The latter accomplishments are special in their own right. But what's also notable is Lachemann was around to receive the gold medal in the qualifying tournament or the bronze in Beijing.
Lachemann, who turned 69 on June 13, was diagnosed with prostate cancer during Spring Training in 2002 during a physical given by the Rockies. But ask Lachemann, and he doesn't necessarily call being properly diagnosed a highlight. It's something any man entering middle age can achieve.
"I don't think anyone should die just because he wasn't checked," Lachemann said. "I did through the Rockies, but it's a simple test. Anyone can call his doctor and ask for it."
Lachemann underwent surgery not long after his diagnosis. He said he had wonderful doctors at USC and UCLA.
"I'm a USC guy, but the doctors there told me it was best to have the surgery over at UCLA," Lachemann said. "I kind of got a laugh out of that. The people at UCLA were great."
Illness, surgery and recovery can feel lonely, but Lachemann said going through it opened a new world.
Lachemann signed on quickly when New York sportscaster Ed Randall, who has worked for MLB.com and has a baseball program on WFAN-AM and Sirius XM Radio's MLB Home Plate channel, asked him to join the advisory board of his Prostate Cancer Foundation. Lachemann also joined with Michael Milken's Prostate Cancer Foundation through Dave Perron, a former Athletics media relations director who has been active with MLB's efforts to stamp out the disease.
But even outside the efforts for fundraising and research, Lachemann tapped into a new group of friends.
"It turns out it's a huge fraternity -- there are a lot of people," Lachemann said. "I got pretty good support from some people that had had it before. So there have been guys that have told me that they had prostate cancer and were going to have it done. But I just call and give them a feel of what it's going to be like and what to expect. It's a huge fraternity and has a lot of people that are very supportive."
These days, prostate cancer awareness is a family project for Lachemann.

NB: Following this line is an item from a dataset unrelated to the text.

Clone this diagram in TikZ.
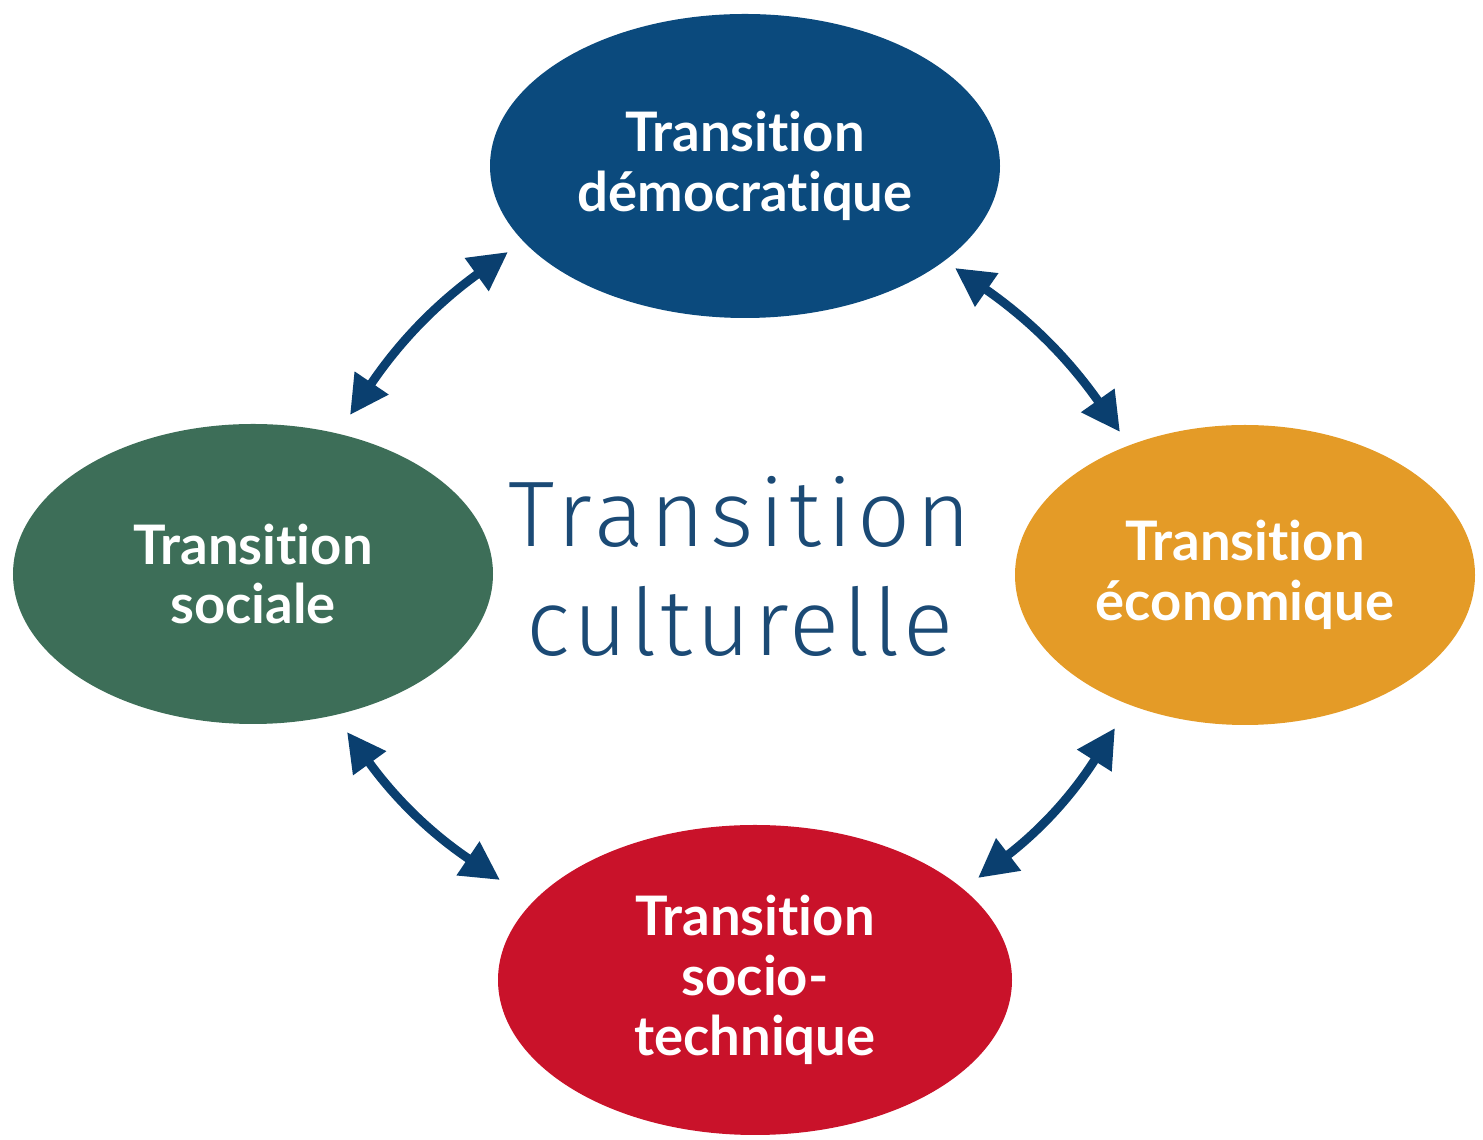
\documentclass[tikz,border=0pt]{standalone}
\usepackage{fontspec}
\setmainfont[Ligatures=NoCommon]{Lato}
\newfontfamily\ctrfont[LetterSpace=6]{Fira Sans Light}
\newfontfamily\ctrfontb[LetterSpace=4]{Fira Sans Light}
\usetikzlibrary{shapes.geometric,arrows.meta}
\definecolor{cblue}{HTML}{0B4A7D}
\definecolor{cgreen}{HTML}{3D6E58}
\definecolor{corange}{HTML}{E49B27}
\definecolor{cred}{HTML}{C9122A}
\definecolor{carrow}{HTML}{0A3F6F}
\definecolor{ctext}{HTML}{1B4A75}
\tikzset{
  blob/.style={ellipse, inner sep=0pt, text=white, align=center,
    font=\fontsize{15.5}{16}\selectfont\bfseries},
  link/.style={carrow, line width=2.5pt, {Triangle[length=11pt,width=11pt]}-{Triangle[length=11pt,width=11pt]}, bend left=10}
}
\begin{document}
\begin{tikzpicture}
\useasboundingbox (0,0) rectangle (14.83,11.40);
\node[blob, fill=cblue, minimum width=5.10cm, minimum height=3.04cm] (top) at (7.45,9.74) {Transition\\[1pt]démocratique};
\node[blob, fill=cgreen, minimum width=4.80cm, minimum height=3.00cm] (left) at (2.53,5.66) {Transition\\[1pt]sociale};
\node[blob, fill=corange, minimum width=4.60cm, minimum height=3.00cm] (right) at (12.45,5.65) {Transition\\[1pt]économique};
\node[blob, fill=cred, minimum width=5.14cm, minimum height=3.10cm] (bottom) at (7.55,1.60) {Transition\\[1pt]socio-\\[1pt]technique};
\node[text=ctext, align=center, font=\fontsize{26.5}{31}\selectfont] (center) at (7.40,5.74) {{\ctrfont Transition}\\{\ctrfontb culturelle}};
\coordinate (tl1) at (3.50,7.25);
\coordinate (tl2) at (5.08,8.88);
\coordinate (tr1) at (9.55,8.72);
\coordinate (tr2) at (11.20,7.08);
\coordinate (br1) at (11.15,4.12);
\coordinate (br2) at (9.78,2.62);
\coordinate (bl1) at (5.00,2.60);
\coordinate (bl2) at (3.47,4.08);
\draw[link] (tl1) to (tl2);
\draw[link] (tr1) to (tr2);
\draw[link] (br1) to (br2);
\draw[link] (bl1) to (bl2);
\end{tikzpicture}
\end{document}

"I've got two boys that are actually 44 and 41," Lachemann said. "I told them, 'I hate to tell you this, but you need to start checking at least when you're 50,' and I even suggested 45, just because of the fact that it's there. My dad died with it, not of it. He was 95. When they diagnose usually people in their 70s and 80s, they don't even do anything. For whatever reason, it's not as aggressive. At that stage, they tell people, 'You're gong to die with it, not of it.'
"Hopefully the awareness helps. There's no reason for anyone to die of it when they don't have to."